Sunday, October 07, 2012

Christopher Hitchens and Nietzsche, Mencken, and Chesterton

Sunflower, in my neighbor's backyard

I felt sad when atheist Christopher Hitchens died. But why, since I am a Christian theist? Because every Christian theist should feel the sadness God feels when anyone dies, to include anyone who did not come to believe in God. Nobody's death is a happy occasion when seen from the perspective of heaven.

I admired Hitchens for some things, to include his debates with professional philosophers like William Lane Craig. Craig intellectually bludgeoned Hitchens. I can't help but believe Hitchens knew this would happen, yet he bravely debated anyway.

I just read Hitchens's wife Carol Blue's "Christopher Hitchens: an impossible act to follow." Neat the end of his life, when he was intubated and could not talk, she gave him pieces of paper to write on. One of his requests intrigued me, and makes me want to extrapolate the data and write a speculative novel on him. Blue writes:

"Slightly down the page he wrote what he wanted me to bring him from our guesthouse in Houston:

'Nietzsche, Mencken and Chesterton books.'"

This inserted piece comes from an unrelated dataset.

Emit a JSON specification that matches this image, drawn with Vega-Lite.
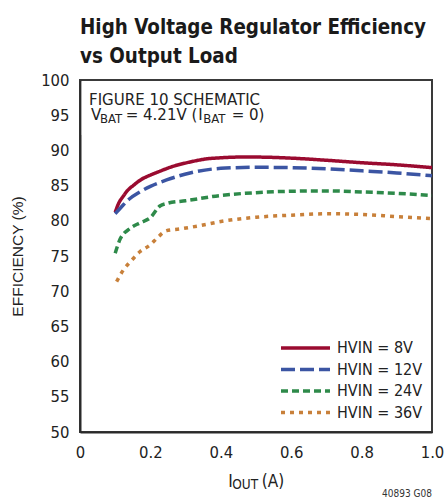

I find this so interesting. Were I to pick one atheistic writer to read it would be, and by the way it has been, Nietzsche. Had I only one choice of a Christian theist to read, Chesterton would suffice. Many years ago I was mesmerized by the literary fireworks, brilliance, cleverness and wit of Chesterton's The Everlasting Man and Orthodoxy. Chesterton wrote a lot. Were these books the ones Hitchens requested? I am certain he respected Chesterton as one of England's greatest writers. I bet he saw Chesterton as a literary sparring partner who was more than his equal.

In between lies atheist H.L. Mencken. I have read nothing he has written.

Two atheists and a theist at the bedside of of Christopher Hitchens as he lay dying.